The request
Retype, exactly as they stand, the lines from the start of the data to the line that contains "const ramanTicks = [0, 200, 400, 600, 800, 1000, 1200, 1400];", both ends included. Leave the pictures out.
═══ Data excerpt
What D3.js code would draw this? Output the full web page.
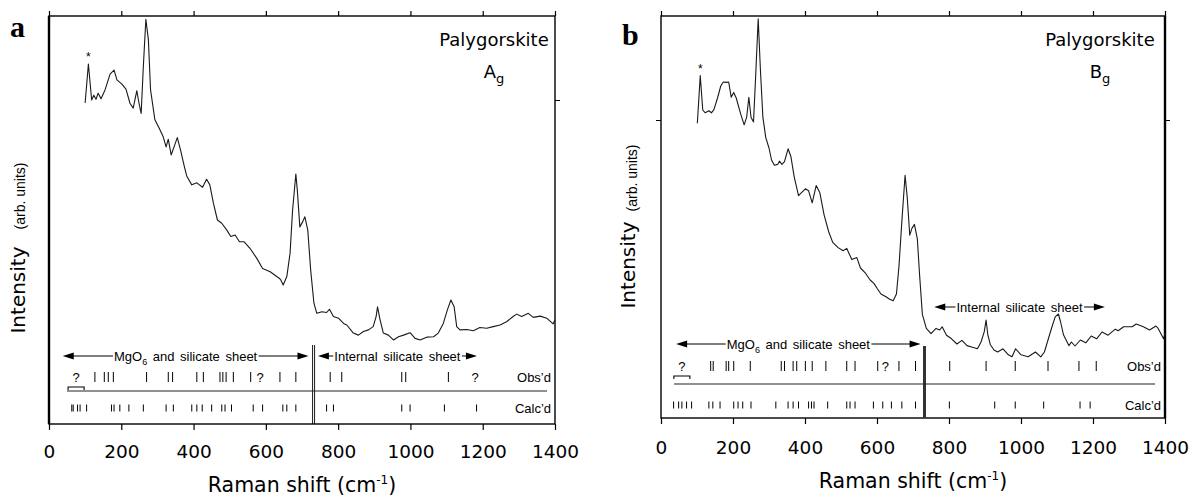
<!DOCTYPE html>
<html>
<head>
<meta charset="utf-8">
<script src="https://cdn.jsdelivr.net/npm/d3@7"></script>
<style>
  body { margin: 0; background: #fff; }
  svg { display: block; }
</style>
</head>
<body>
<svg id="chart" width="1192" height="497"></svg>
<script>
// ---- data ----
const ramanTicks = [0, 200, 400, 600, 800, 1000, 1200, 1400];

// panel a : Ag spectrum (Raman shift, arb. intensity)
const shiftA = [100,109,118,124,130,136,144,155,169,180,188,201,213,224,233,243,249,255,261,268,
  275,281,293,305,316,324,330,338,346,355,364,374,381,395,409,425,436,445,455,466,
  478,492,503,515,527,540,556,575,591,612,630,637,641,648,658,667,674,683,687,694,
  702,708,716,724,733,741,755,768,776,787,801,815,824,842,856,870,884,897,905,909,
  916,925,939,953,967,981,999,1013,1027,1045,1064,1077,1091,1102,1112,1121,1128,1137,1156,1174,
  1192,1211,1229,1248,1266,1284,1294,1308,1326,1340,1359,1377,1395,1400];
const intensityA = [78.5,88.1,79.2,80.4,79.4,80.9,79.5,81.7,85.6,86.6,84.2,83.2,81.9,78.4,77.2,81.5,78.4,75.9,87.5,99.2,
  94.1,81.7,74.3,72.2,70.1,67.6,69.5,65.6,67.6,69.9,66.8,62.9,60.4,58.2,58.7,57.6,59.6,58.2,53.6,49.5,
  48.7,47.0,45.4,45.8,44.1,44.1,42.5,40.0,37.5,36.7,35.5,35.1,34.7,33.4,35.5,41.3,52.0,60.9,56.9,47.8,
  49.1,50.3,47.0,37.1,28.9,26.4,26.8,26.6,27.4,25.6,25.2,23.9,23.5,21.5,21.0,21.9,22.3,23.1,25.6,28.0,
  24.8,21.5,21.0,19.8,20.6,21.0,21.6,20.2,19.8,20.5,20.6,21.5,23.9,27.2,29.7,28.0,23.1,22.3,22.4,22.1,
  22.9,22.7,23.1,23.5,24.3,25.6,26.2,25.6,26.4,25.4,25.7,25.2,23.8,24.8];

// panel b : Bg spectrum
const shiftB = [101,109,116,123,133,140,147,157,166,173,181,188,195,202,209,221,231,238,244,250,
  257,263,270,276,283,291,300,307,315,324,329,336,343,353,361,370,382,391,401,410,
  420,431,441,453,466,477,492,506,516,530,544,554,568,581,592,601,611,625,635,645,
  654,661,669,678,684,691,697,704,712,718,726,737,750,764,774,781,793,807,822,836,
  850,865,879,889,898,903,908,915,925,935,950,965,975,985,1000,1020,1040,1055,1065,1075,
  1085,1095,1104,1110,1118,1133,1140,1150,1165,1180,1195,1210,1225,1242,1262,1270,1285,1309,1320,1340,
  1357,1375,1381,1396,1400];
const intensityB = [73.2,85.1,76.5,75.8,76.3,75.8,76.6,79.5,82.5,83.5,83.4,83.5,79.7,80.9,79.5,75.6,72.8,74.7,79.7,74.7,
  73.5,85.1,99.3,86.8,74.7,69.6,67.0,64.0,62.7,62.9,63.7,62.9,63.6,66.8,64.8,59.8,55.1,55.9,56.8,56.3,
  53.3,57.6,55.9,50.3,46.0,43.4,42.1,41.3,41.9,39.1,39.6,37.0,35.7,34.0,33.1,31.8,30.5,29.8,29.2,28.8,
  30.5,37.4,48.6,60.2,54.6,45.2,46.9,47.9,44.3,35.7,25.4,21.9,20.6,21.9,21.5,22.3,20.2,19.3,18.0,18.9,
  17.6,17.2,16.8,18.5,21.1,24.0,20.2,17.8,16.5,16.0,16.8,15.3,14.8,16.8,15.3,14.8,16.0,14.8,16.0,19.0,
  22.0,24.8,25.5,23.5,20.3,17.6,18.5,17.5,19.0,18.3,20.0,19.3,21.0,20.2,21.7,21.3,22.3,22.3,23.0,22.3,
  21.5,22.5,21.9,19.3,20.8];

// observed / calculated band positions (cm-1)
const obsA = [127,153,164,178,270,330,342,409,427,473,481,490,510,558,639,683,778,810,976,987,1105];
const obsUnsureA = [75,584,1179];
const calcA = [63,67,79,86,104,173,180,196,221,261,324,344,395,409,424,450,478,487,505,565,591,647,658,683,768,787,976,999,1094,1183];

const obsB = [138,145,181,188,202,248,334,343,367,377,401,420,458,516,539,602,661,707,802,903,984,1075,1161,1209];
const obsUnsureB = [58,623];
const calcB = [35,49,58,71,85,133,144,164,202,214,227,250,319,353,367,382,410,418,425,463,516,525,539,590,616,640,669,707,801,927,984,1063,1164,1192];

// region ranges (cm-1)
const regionsA = [
  { name: "MgO", sub: "6", rest: " and silicate sheet", from: 38, to: 718 },
  { name: "Internal silicate sheet", sub: "", rest: "", from: 744, to: 1184 }
];
const regionsB = [
  { name: "MgO", sub: "6", rest: " and silicate sheet", from: 42, to: 721 },
  { name: "Internal silicate sheet", sub: "", rest: "", from: 759, to: 1233 }
];
const boundary = 732;

const svg = d3.select('#chart');

function drawPanel(cfg) {
  const g = svg.append('g');
  const x = d3.scaleLinear().domain([0, 1400]).range([cfg.left, cfg.right]);
  const y = d3.scaleLinear().domain([cfg.yMin, 100]).range([cfg.bottom, cfg.top]);

  // frame
  g.append('rect')
    .attr('x', cfg.left).attr('y', cfg.top)
    .attr('width', cfg.right - cfg.left).attr('height', cfg.bottom - cfg.top)
    .attr('fill', 'none').attr('stroke', '#000').attr('stroke-width', 1.4);
  g.append('line')
    .attr('x1', cfg.heavySide).attr('x2', cfg.heavySide)
    .attr('y1', cfg.top).attr('y2', cfg.bottom)
    .attr('stroke', '#000').attr('stroke-width', 2.4);

  // x axes
  const gb = g.append('g').attr('transform', `translate(0,${cfg.bottom})`)
    .call(d3.axisBottom(x).tickValues(ramanTicks).tickSizeInner(6).tickSizeOuter(0).tickFormat(d3.format('d')));
  gb.select('.domain').remove();
  gb.selectAll('line').attr('stroke', '#000').attr('stroke-width', 1.2);
  gb.selectAll('text')
    .attr('y', cfg.tickLabelGap).attr('dy', '0.35em')
    .attr('fill', '#000')
    .style('font-family', '"DejaVu Sans", Verdana, sans-serif')
    .style('font-size', '18.5px');

  const gt = g.append('g').attr('transform', `translate(0,${cfg.top})`)
    .call(d3.axisTop(x).tickValues(ramanTicks).tickSizeInner(5).tickSizeOuter(0).tickFormat(''));
  gt.select('.domain').remove();
  gt.selectAll('line').attr('stroke', '#000').attr('stroke-width', 1.2);

  // y ticks (no labels)
  if (cfg.leftTicks.length) {
    const gl = g.append('g').attr('transform', `translate(${cfg.left},0)`)
      .call(d3.axisLeft(y).tickValues(cfg.leftTicks).tickSize(5).tickFormat(''));
    gl.select('.domain').remove();
    gl.selectAll('line').attr('stroke', '#000');
  }
  if (cfg.rightTicks.length) {
    const gr = g.append('g').attr('transform', `translate(${cfg.right},0)`)
      .call(d3.axisRight(y).tickValues(cfg.rightTicks).tickSize(5).tickFormat(''));
    gr.select('.domain').remove();
    gr.selectAll('line').attr('stroke', '#000');
  }

  // spectrum
  const pts = cfg.shift.map((s, i) => [s, cfg.intensity[i]]);
  const line = d3.line().x(d => x(d[0])).y(d => y(d[1]));
  g.append('path').datum(pts)
    .attr('d', line)
    .attr('fill', 'none').attr('stroke', '#1a1a1a').attr('stroke-width', 1.1)
    .attr('stroke-linejoin', 'round');

  // asterisk over the 109 cm-1 band
  const star = pts[1];
  g.append('text').attr('x', x(star[0])).attr('y', y(star[1]) - 3)
    .attr('text-anchor', 'middle')
    .style('font-family', 'Liberation Sans, Arial, sans-serif').style('font-size', '12px')
    .text('*');

  // title
  g.append('text').attr('x', cfg.titleX).attr('y', 46)
    .attr('text-anchor', 'middle')
    .style('font-family', '"DejaVu Sans", Verdana, sans-serif').style('font-size', '18px')
    .text('Palygorskite');
  const sym = g.append('text').attr('x', cfg.titleX).attr('y', 78)
    .attr('text-anchor', 'middle')
    .style('font-family', '"DejaVu Sans", Verdana, sans-serif').style('font-size', '18px');
  sym.append('tspan').text(cfg.sym);
  sym.append('tspan').attr('dy', 5).style('font-size', '13px').text('g');

  // panel letter
  g.append('text').attr('x', cfg.letterX).attr('y', cfg.letterY)
    .style('font-family', '"Liberation Serif", "Times New Roman", serif')
    .style('font-size', '30px').style('font-weight', 'bold')
    .text(cfg.letter);

  // axis titles
  const xt = g.append('text').attr('x', (cfg.left + cfg.right) / 2).attr('y', cfg.xTitleY)
    .attr('text-anchor', 'middle')
    .style('font-family', '"DejaVu Sans", Verdana, sans-serif').style('font-size', '20.5px');
  xt.append('tspan').text('Raman shift (cm');
  xt.append('tspan').attr('dy', -8).style('font-size', '12px').text('-1');
  xt.append('tspan').attr('dy', 8).text(')');

  g.append('text')
    .attr('transform', `translate(${cfg.yTitleX},${cfg.yTitleY}) rotate(-90)`)
    .attr('text-anchor', 'middle')
    .style('font-family', '"DejaVu Sans", Verdana, sans-serif').style('font-size', '20px')
    .text('Intensity');
  g.append('text')
    .attr('transform', `translate(${cfg.yUnitX},${cfg.yUnitY}) rotate(-90)`)
    .attr('text-anchor', 'middle')
    .style('font-family', '"Liberation Sans", Arial, sans-serif').style('font-size', '14px')
    .text('(arb. units)');

  // region divider
  if (cfg.doubleDivider) {
    [-1, 1].forEach(o => {
      g.append('line')
        .attr('x1', x(boundary) + o).attr('x2', x(boundary) + o)
        .attr('y1', cfg.dividerTop).attr('y2', cfg.bottom)
        .attr('stroke', '#000').attr('stroke-width', 0.9);
    });
  } else {
    g.append('line')
      .attr('x1', x(boundary)).attr('x2', x(boundary))
      .attr('y1', cfg.dividerTop).attr('y2', cfg.bottom)
      .attr('stroke', '#333').attr('stroke-width', 3);
  }

  // region arrows
  cfg.regions.forEach((r, i) => {
    const ay = cfg.arrowY[i];
    const x1 = x(r.from), x2 = x(r.to);
    const t = g.append('text').attr('x', (x1 + x2) / 2).attr('y', ay).attr('dy', '0.35em')
      .attr('text-anchor', 'middle')
      .style('font-family', '"Liberation Sans", Arial, sans-serif').style('font-size', '13px')
      .style('word-spacing', '2px');
    t.append('tspan').text(r.name);
    if (r.sub) {
      t.append('tspan').attr('dy', 4).style('font-size', '9px').text(r.sub);
      t.append('tspan').attr('dy', -4).text(r.rest);
    }
    const bb = t.node().getBBox();
    g.append('line').attr('x1', x1 + 6).attr('x2', bb.x - 1).attr('y1', ay).attr('y2', ay)
      .attr('stroke', '#000').attr('stroke-width', 1);
    g.append('line').attr('x1', bb.x + bb.width + 1).attr('x2', x2 - 6).attr('y1', ay).attr('y2', ay)
      .attr('stroke', '#000').attr('stroke-width', 1);
    g.append('path').attr('d', `M${x1},${ay}L${x1 + 11},${ay - 3.5}L${x1 + 11},${ay + 3.5}Z`).attr('fill', '#000');
    g.append('path').attr('d', `M${x2},${ay}L${x2 - 11},${ay - 3.5}L${x2 - 11},${ay + 3.5}Z`).attr('fill', '#000');
  });

  // observed and calculated bands
  g.selectAll('.obs').data(cfg.obs).enter().append('line')
    .attr('x1', d => x(d)).attr('x2', d => x(d))
    .attr('y1', cfg.obsY - 5).attr('y2', cfg.obsY + 5)
    .attr('stroke', '#000').attr('stroke-width', 1);
  g.selectAll('.unsure').data(cfg.unsure).enter().append('text')
    .attr('x', d => x(d)).attr('y', cfg.obsY).attr('dy', '0.35em')
    .attr('text-anchor', 'middle')
    .style('font-family', '"Liberation Sans", Arial, sans-serif').style('font-size', '13px')
    .text('?');
  const bx1 = x(cfg.unsure[0]) - 8, bx2 = x(cfg.unsure[0]) + 8;
  g.append('path')
    .attr('d', `M${bx1},${cfg.obsY + 13}L${bx1},${cfg.obsY + 10}L${bx2},${cfg.obsY + 10}L${bx2},${cfg.obsY + 13}`)
    .attr('fill', 'none').attr('stroke', '#000').attr('stroke-width', 1.1);

  g.append('line')
    .attr('x1', cfg.left + cfg.sepInset[0]).attr('x2', cfg.right - cfg.sepInset[1])
    .attr('y1', cfg.sepY).attr('y2', cfg.sepY)
    .attr('stroke', '#222').attr('stroke-width', 1.1);

  g.selectAll('.calc').data(cfg.calc).enter().append('line')
    .attr('x1', d => x(d)).attr('x2', d => x(d))
    .attr('y1', cfg.calcY - 3.5).attr('y2', cfg.calcY + 3.5)
    .attr('stroke', '#000').attr('stroke-width', 1);

  [['Obs\u2019d', cfg.obsY], ['Calc\u2019d', cfg.calcY]].forEach(([lab, yy]) => {
    g.append('text').attr('x', cfg.right - 4).attr('y', yy).attr('dy', '0.35em')
      .attr('text-anchor', 'end')
      .style('font-family', '"Liberation Sans", Arial, sans-serif').style('font-size', '13px')
      .text(lab);
  });
}

drawPanel({
  letter: 'a', letterX: 10, letterY: 37,
  left: 49, right: 555, top: 16, bottom: 424, yMin: -1, heavySide: 49,
  tickLabelGap: 28, xTitleY: 492,
  yTitleX: 25, yTitleY: 290, yUnitX: 25, yUnitY: 196,
  titleX: 494, sym: 'A',
  leftTicks: [], rightTicks: [79.2],
  shift: shiftA, intensity: intensityA,
  regions: regionsA, arrowY: [356, 356],
  doubleDivider: true, dividerTop: 345,
  obs: obsA, unsure: obsUnsureA, obsY: 377,
  sepY: 391, sepInset: [18, 8],
  calc: calcA, calcY: 408
});

drawPanel({
  letter: 'b', letterX: 622, letterY: 45,
  left: 661, right: 1165, top: 16, bottom: 418, yMin: -0.5, heavySide: 1165,
  tickLabelGap: 30, xTitleY: 488,
  yTitleX: 635, yTitleY: 265, yUnitX: 637, yUnitY: 178,
  titleX: 1100, sym: 'B',
  leftTicks: [74], rightTicks: [74],
  shift: shiftB, intensity: intensityB,
  regions: regionsB, arrowY: [344, 307],
  doubleDivider: false, dividerTop: 346,
  obs: obsB, unsure: obsUnsureB, obsY: 366,
  sepY: 384, sepInset: [13, 10],
  calc: calcB, calcY: 405
});
</script>
</body>
</html>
══════
The completed task
What D3.js code would draw this? Output the full web page.
<!DOCTYPE html>
<html>
<head>
<meta charset="utf-8">
<script src="https://cdn.jsdelivr.net/npm/d3@7"></script>
<style>
  body { margin: 0; background: #fff; }
  svg { display: block; }
</style>
</head>
<body>
<svg id="chart" width="1192" height="497"></svg>
<script>
// ---- data ----
const ramanTicks = [0, 200, 400, 600, 800, 1000, 1200, 1400];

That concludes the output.